● **EXERCISE REQUIREMENTS**
Quote the whole listing exactly. Leave the pictures out of your copy.

● **DATA LINES**
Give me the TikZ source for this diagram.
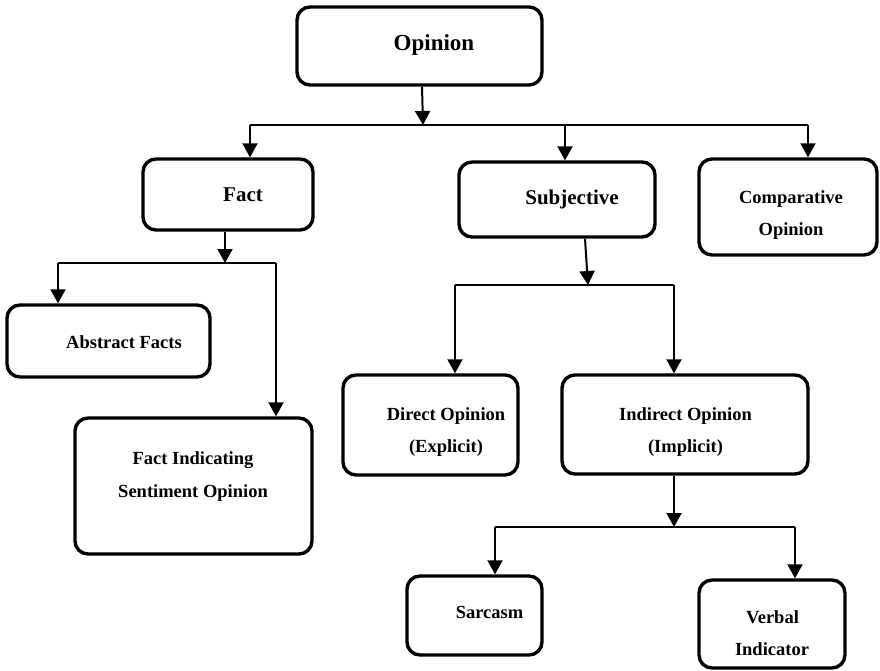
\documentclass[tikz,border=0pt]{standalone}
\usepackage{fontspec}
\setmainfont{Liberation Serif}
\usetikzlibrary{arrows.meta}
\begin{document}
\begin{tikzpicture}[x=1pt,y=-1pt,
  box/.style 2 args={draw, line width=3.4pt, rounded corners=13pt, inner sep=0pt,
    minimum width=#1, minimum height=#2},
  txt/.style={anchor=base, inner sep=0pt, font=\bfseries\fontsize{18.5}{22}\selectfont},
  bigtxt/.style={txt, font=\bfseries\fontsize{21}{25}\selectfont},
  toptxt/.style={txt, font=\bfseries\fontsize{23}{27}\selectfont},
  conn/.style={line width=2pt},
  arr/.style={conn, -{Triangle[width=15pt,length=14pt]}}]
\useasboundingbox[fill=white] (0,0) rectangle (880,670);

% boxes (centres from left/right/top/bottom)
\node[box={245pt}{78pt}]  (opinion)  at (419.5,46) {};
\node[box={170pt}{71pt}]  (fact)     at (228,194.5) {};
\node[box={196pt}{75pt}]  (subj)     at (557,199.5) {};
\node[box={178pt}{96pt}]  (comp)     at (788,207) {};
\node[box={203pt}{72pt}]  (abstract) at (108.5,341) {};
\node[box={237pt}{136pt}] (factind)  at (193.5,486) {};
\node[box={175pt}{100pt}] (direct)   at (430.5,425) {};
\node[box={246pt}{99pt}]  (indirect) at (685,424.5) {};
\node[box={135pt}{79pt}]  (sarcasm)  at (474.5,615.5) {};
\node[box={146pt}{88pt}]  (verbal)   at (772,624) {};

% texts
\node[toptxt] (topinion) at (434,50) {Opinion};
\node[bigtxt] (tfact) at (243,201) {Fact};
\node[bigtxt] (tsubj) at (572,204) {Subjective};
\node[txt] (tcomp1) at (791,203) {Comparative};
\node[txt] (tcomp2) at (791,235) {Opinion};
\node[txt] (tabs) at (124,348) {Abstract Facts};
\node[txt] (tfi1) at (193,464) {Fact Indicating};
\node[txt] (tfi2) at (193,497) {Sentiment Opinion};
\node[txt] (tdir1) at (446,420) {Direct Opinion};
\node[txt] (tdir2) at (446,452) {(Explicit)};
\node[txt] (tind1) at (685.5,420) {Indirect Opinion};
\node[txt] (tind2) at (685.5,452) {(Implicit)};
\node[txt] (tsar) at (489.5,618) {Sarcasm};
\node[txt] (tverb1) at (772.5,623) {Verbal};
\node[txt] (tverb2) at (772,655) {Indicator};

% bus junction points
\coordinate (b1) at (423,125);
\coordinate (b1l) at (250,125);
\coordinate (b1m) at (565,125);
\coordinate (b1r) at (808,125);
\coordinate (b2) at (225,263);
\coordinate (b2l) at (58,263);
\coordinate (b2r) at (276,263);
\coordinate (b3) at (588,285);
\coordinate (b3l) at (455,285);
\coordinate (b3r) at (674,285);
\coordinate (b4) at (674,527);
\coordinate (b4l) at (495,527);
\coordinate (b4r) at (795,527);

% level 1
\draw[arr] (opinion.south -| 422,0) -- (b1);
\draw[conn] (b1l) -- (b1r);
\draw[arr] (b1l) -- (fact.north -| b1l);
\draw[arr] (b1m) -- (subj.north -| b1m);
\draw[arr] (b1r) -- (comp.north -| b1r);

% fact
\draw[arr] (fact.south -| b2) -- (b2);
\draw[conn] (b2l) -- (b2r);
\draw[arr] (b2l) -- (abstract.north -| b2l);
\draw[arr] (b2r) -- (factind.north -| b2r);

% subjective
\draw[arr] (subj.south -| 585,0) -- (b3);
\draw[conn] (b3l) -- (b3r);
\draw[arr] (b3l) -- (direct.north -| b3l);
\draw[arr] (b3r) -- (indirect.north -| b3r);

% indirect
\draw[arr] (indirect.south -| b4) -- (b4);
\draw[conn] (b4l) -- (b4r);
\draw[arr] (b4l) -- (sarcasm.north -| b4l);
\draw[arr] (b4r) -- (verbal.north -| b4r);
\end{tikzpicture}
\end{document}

● **TASK ANSWER**
Give me the TikZ source for this diagram.
\documentclass[tikz,border=0pt]{standalone}
\usepackage{fontspec}
\setmainfont{Liberation Serif}
\usetikzlibrary{arrows.meta}
\begin{document}
\begin{tikzpicture}[x=1pt,y=-1pt,
  box/.style 2 args={draw, line width=3.4pt, rounded corners=13pt, inner sep=0pt,
    minimum width=#1, minimum height=#2},
  txt/.style={anchor=base, inner sep=0pt, font=\bfseries\fontsize{18.5}{22}\selectfont},
  bigtxt/.style={txt, font=\bfseries\fontsize{21}{25}\selectfont},
  toptxt/.style={txt, font=\bfseries\fontsize{23}{27}\selectfont},
  conn/.style={line width=2pt},
  arr/.style={conn, -{Triangle[width=15pt,length=14pt]}}]
\useasboundingbox[fill=white] (0,0) rectangle (880,670);

% boxes (centres from left/right/top/bottom)
\node[box={245pt}{78pt}]  (opinion)  at (419.5,46) {};
\node[box={170pt}{71pt}]  (fact)     at (228,194.5) {};
\node[box={196pt}{75pt}]  (subj)     at (557,199.5) {};
\node[box={178pt}{96pt}]  (comp)     at (788,207) {};
\node[box={203pt}{72pt}]  (abstract) at (108.5,341) {};
\node[box={237pt}{136pt}] (factind)  at (193.5,486) {};
\node[box={175pt}{100pt}] (direct)   at (430.5,425) {};
\node[box={246pt}{99pt}]  (indirect) at (685,424.5) {};
\node[box={135pt}{79pt}]  (sarcasm)  at (474.5,615.5) {};
\node[box={146pt}{88pt}]  (verbal)   at (772,624) {};

% texts
\node[toptxt] (topinion) at (434,50) {Opinion};
\node[bigtxt] (tfact) at (243,201) {Fact};
\node[bigtxt] (tsubj) at (572,204) {Subjective};
\node[txt] (tcomp1) at (791,203) {Comparative};
\node[txt] (tcomp2) at (791,235) {Opinion};
\node[txt] (tabs) at (124,348) {Abstract Facts};
\node[txt] (tfi1) at (193,464) {Fact Indicating};
\node[txt] (tfi2) at (193,497) {Sentiment Opinion};
\node[txt] (tdir1) at (446,420) {Direct Opinion};
\node[txt] (tdir2) at (446,452) {(Explicit)};
\node[txt] (tind1) at (685.5,420) {Indirect Opinion};
\node[txt] (tind2) at (685.5,452) {(Implicit)};
\node[txt] (tsar) at (489.5,618) {Sarcasm};
\node[txt] (tverb1) at (772.5,623) {Verbal};
\node[txt] (tverb2) at (772,655) {Indicator};

% bus junction points
\coordinate (b1) at (423,125);
\coordinate (b1l) at (250,125);
\coordinate (b1m) at (565,125);
\coordinate (b1r) at (808,125);
\coordinate (b2) at (225,263);
\coordinate (b2l) at (58,263);
\coordinate (b2r) at (276,263);
\coordinate (b3) at (588,285);
\coordinate (b3l) at (455,285);
\coordinate (b3r) at (674,285);
\coordinate (b4) at (674,527);
\coordinate (b4l) at (495,527);
\coordinate (b4r) at (795,527);

% level 1
\draw[arr] (opinion.south -| 422,0) -- (b1);
\draw[conn] (b1l) -- (b1r);
\draw[arr] (b1l) -- (fact.north -| b1l);
\draw[arr] (b1m) -- (subj.north -| b1m);
\draw[arr] (b1r) -- (comp.north -| b1r);

% fact
\draw[arr] (fact.south -| b2) -- (b2);
\draw[conn] (b2l) -- (b2r);
\draw[arr] (b2l) -- (abstract.north -| b2l);
\draw[arr] (b2r) -- (factind.north -| b2r);

% subjective
\draw[arr] (subj.south -| 585,0) -- (b3);
\draw[conn] (b3l) -- (b3r);
\draw[arr] (b3l) -- (direct.north -| b3l);
\draw[arr] (b3r) -- (indirect.north -| b3r);

% indirect
\draw[arr] (indirect.south -| b4) -- (b4);
\draw[conn] (b4l) -- (b4r);
\draw[arr] (b4l) -- (sarcasm.north -| b4l);
\draw[arr] (b4r) -- (verbal.north -| b4r);
\end{tikzpicture}
\end{document}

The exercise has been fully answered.